Hospital managers have called for greater transparency about how the 2009-10 tariff will be affected by other cost and payment changes.
NHS Confederation policy director Nigel Edwards said the Department of Health's response to trusts reporting problems was typically that the trusts had not fully understood how the new system worked.
"There should be transparency. You shouldn't need a doctorate in quantum mechanics to understand this stuff," Mr Edwards said.
Alongside the new tariff from April, trusts face a massive hike in clinical negligence insurance costs and changes to the way they are compensated for patient transport.
The so-called market forces factor, which compensates trusts for unavoidable extra costs by supplementing the tariff price they get, will also change.
Winners and Losers
From April a new formula will calculate how much extra - if any - each trust gets. The biggest losers include major inner London teaching trusts such as King's College and Barts and the London, which will lose a net average 1.7 per cent for each procedure.

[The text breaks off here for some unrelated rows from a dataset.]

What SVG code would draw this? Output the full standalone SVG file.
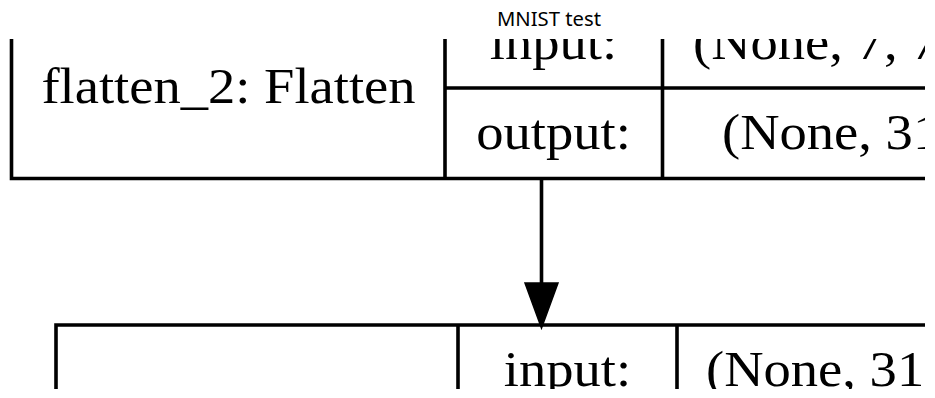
<svg xmlns="http://www.w3.org/2000/svg" width="935" height="398" viewBox="0 0 935 398">
<style>
.ln{stroke:#000;stroke-width:3.6;fill:none}
.t{font-family:"Liberation Serif","Times New Roman",serif;font-size:51px;fill:#000}
.title{font-family:"Noto Sans","Open Sans",sans-serif;font-size:19px;fill:#000}
</style>
<defs>
<clipPath id="clip"><rect x="0" y="39" width="925" height="350"/></clipPath>
</defs>
<rect width="935" height="398" fill="#fff"/>
<text class="title" x="497" y="26" textLength="104" lengthAdjust="spacingAndGlyphs">MNIST test</text>
<g clip-path="url(#clip)">
<g id="flatten_2">
<path class="ln" d="M11.5,-2 V178.5 H960 M445,-2 V178.5 M662.5,-2 V178.5 M445,88 H960"/>
<text class="t" transform="translate(228.5,103) scale(1.07,1)" text-anchor="middle">flatten_2: Flatten</text>
<text class="t" transform="translate(553.5,59) scale(1.07,1)" text-anchor="middle">input:</text>
<text class="t" transform="translate(693,59) scale(1.07,1)">(None, 7, 7, 64)</text>
<text class="t" transform="translate(553.5,149) scale(1.07,1)" text-anchor="middle">output:</text>
<text class="t" transform="translate(722,149) scale(1.07,1)">(None, 3136)</text>
</g>
<g id="connectors">
<line class="ln" x1="541.5" y1="178" x2="541.5" y2="286"/>
<polygon points="525,283 558,283 541.5,328" fill="#000" stroke="#000" stroke-width="1.5"/>
</g>
<g id="dense">
<path class="ln" d="M56,400 V325 H960 M458,325 V400 M677,325 V400"/>
<text class="t" transform="translate(567.5,386) scale(1.07,1)" text-anchor="middle">input:</text>
<text class="t" transform="translate(706,386) scale(1.07,1)">(None, 3136)</text>
</g>
</g>
</svg>
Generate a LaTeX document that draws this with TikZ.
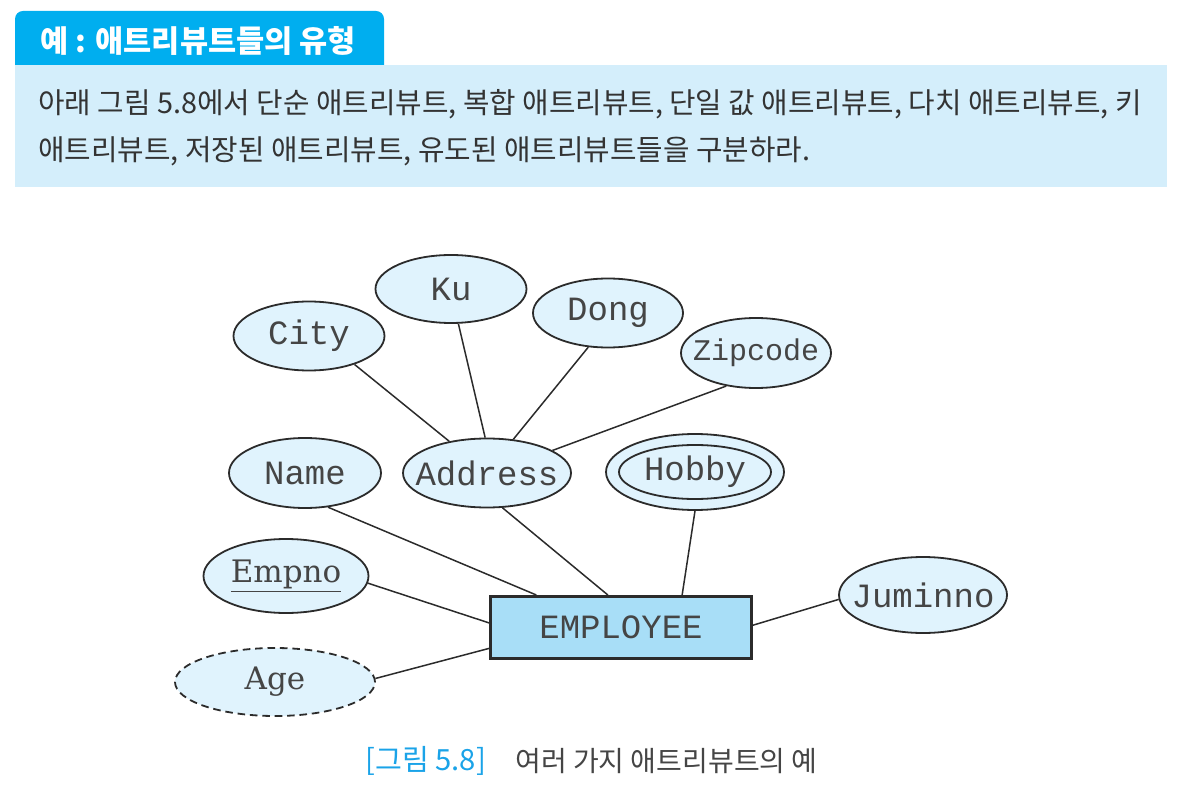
\documentclass[tikz,border=0pt]{standalone}
\usepackage{fontspec}
\setmainfont{Liberation Serif}
\newfontfamily\krfont{Noto Sans CJK KR}
\newfontfamily\erfont{Liberation Mono}
\newfontfamily\erserif{DejaVu Serif}
\usetikzlibrary{shapes.geometric,positioning}
\definecolor{ertab}{HTML}{00AEEF}
\definecolor{erpanel}{HTML}{D4EEFB}
\definecolor{erattr}{HTML}{E0F3FD}
\definecolor{erent}{HTML}{A8DEF7}
\definecolor{erline}{HTML}{2B2B2B}
\definecolor{ertext}{HTML}{454545}
\definecolor{erbody}{HTML}{333333}
\definecolor{ercap}{HTML}{1AA3E8}

\begin{document}
\begin{tikzpicture}[x=0.5pt,y=-0.5pt,
  attr/.style={ellipse,draw=erline,line width=0.9pt,fill=erattr,inner sep=0pt,text=ertext,
    font=\erfont\fontsize{17pt}{20pt}\selectfont,
    execute at begin node={\hbox to 0pt\bgroup\hss},execute at end node={\hss\egroup}},
  entity/.style={rectangle,draw=erline,line width=1.5pt,fill=erent,minimum width=130.5pt,
    minimum height=31pt,inner sep=0pt,text=ertext,font=\erfont\fontsize{17pt}{20pt}\selectfont},
  link/.style={draw=erline,line width=0.75pt},
  krtext/.style={anchor=west,inner sep=0pt,font=\krfont\fontsize{#1}{1.2\dimexpr#1\relax}\selectfont}]
  \useasboundingbox (0,0) rectangle (1188,796);
  % header
  \fill[ertab] (15,66) [rounded corners=4pt] -- (15,11) -- (384,11) [sharp corners] -- (384,66) -- cycle;
  \fill[erpanel] (15,65) rectangle (1167,187);
  \node[anchor=west,inner sep=0pt,text=white,font=\krfont\bfseries\fontsize{15.3pt}{18pt}\selectfont] (title) at (40,41) {예 : 애트리뷰트들의 유형};
  \node[krtext=14.4pt,text=erbody] (line1) at (38,104)
    {아래 그림 5.8에서 단순 애트리뷰트, 복합 애트리뷰트, 단일 값 애트리뷰트, 다치 애트리뷰트, 키};
  \node[krtext=14.4pt,text=erbody] (line2) at (38,151)
    {애트리뷰트, 저장된 애트리뷰트, 유도된 애트리뷰트들을 구분하라.};
  % attributes
  \foreach \nm/\x/\y/\w/\h/\lab in {ku/451/289/75.5/34/Ku, city/309/336/75.5/34.5/City,
      dong/608/313/75/34.5/Dong, name/305/473/76/35/Name, addr/487/473/84/34.5/Address,
      jumin/923/595/84/38/Juminno}{
    \node[attr,minimum width=\w pt,minimum height=\h pt] (\nm) at (\x,\y) {\lab};
  }
  \node[attr,minimum width=75pt,minimum height=35pt,font=\erfont\fontsize{15pt}{18pt}\selectfont] (zip) at (756,353) {Zipcode};
  \node[attr,minimum width=89pt,minimum height=38pt] (hobby) at (695,472) {};
  \node[attr,minimum width=76pt,minimum height=27pt] (hobbyin) at (hobby.center) {Hobby};
  \node[attr,minimum width=82.5pt,minimum height=37pt,font=\erserif\fontsize{15.5pt}{18pt}\selectfont] (empno) at (286,576) {\underline{Empno}};
  \node[attr,dash pattern=on 3.8pt off 2.4pt,minimum width=100pt,minimum height=34pt,font=\erserif\fontsize{15.5pt}{18pt}\selectfont] (age) at (275,682) {Age};
  % entity
  \node[entity] (emp) at (621,627.5) {EMPLOYEE};
  % connectors
  \foreach \a/\b in {city.-32/addr.140, ku.-78/addr.93, dong.-120/addr.52, zip.-132/addr.19,
      name.-56/emp.159, addr.-66/emp.112, hobby.-90/emp.28, empno.-5/emp.178,
      age.2/emp.189, jumin.183/emp.1}{
    \draw[link] (\a) -- (\b);
  }
  % caption
  \node[krtext=14.6pt,text=ercap] (figno) at (365,761) {[그림 5.8]};
  \node[krtext=14pt,text=ertext] (figcap) at (515,761) {여러 가지 애트리뷰트의 예};
\end{tikzpicture}
\end{document}
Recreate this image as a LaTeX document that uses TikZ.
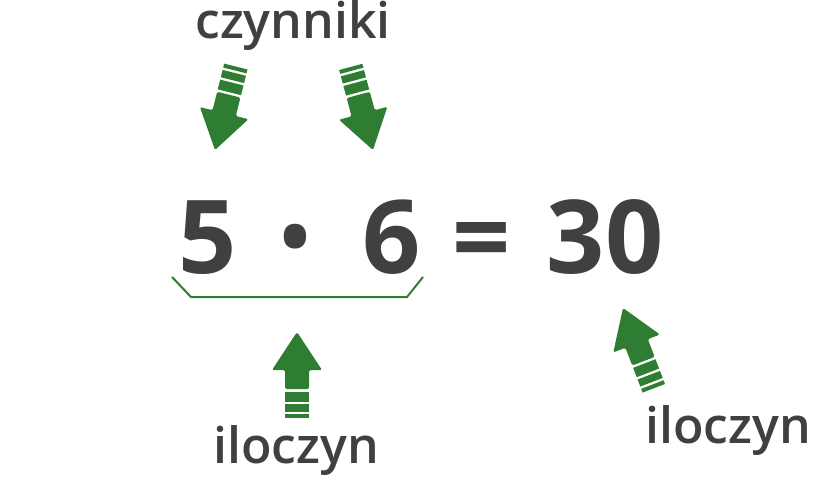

The biggest winners include trusts with a history of deficits, such as Royal Cornwall Hospital and Queen Mary's Sidcup, which will gain up to a net 2.5 per cent.
Trusts have been shocked by the 53 per cent increase in the premiums charged by the NHS Litigation Authority to cover clinical negligence claims for 2009-10. Trusts say this is not adequately reflected in the 1.7 per cent increase to the tariff.
Authority chief executive Steve Walker told HSJ: "We told the [DH] tariff team what our requirement was and they say they took it into account, which isn't the same as saying they translated it directly."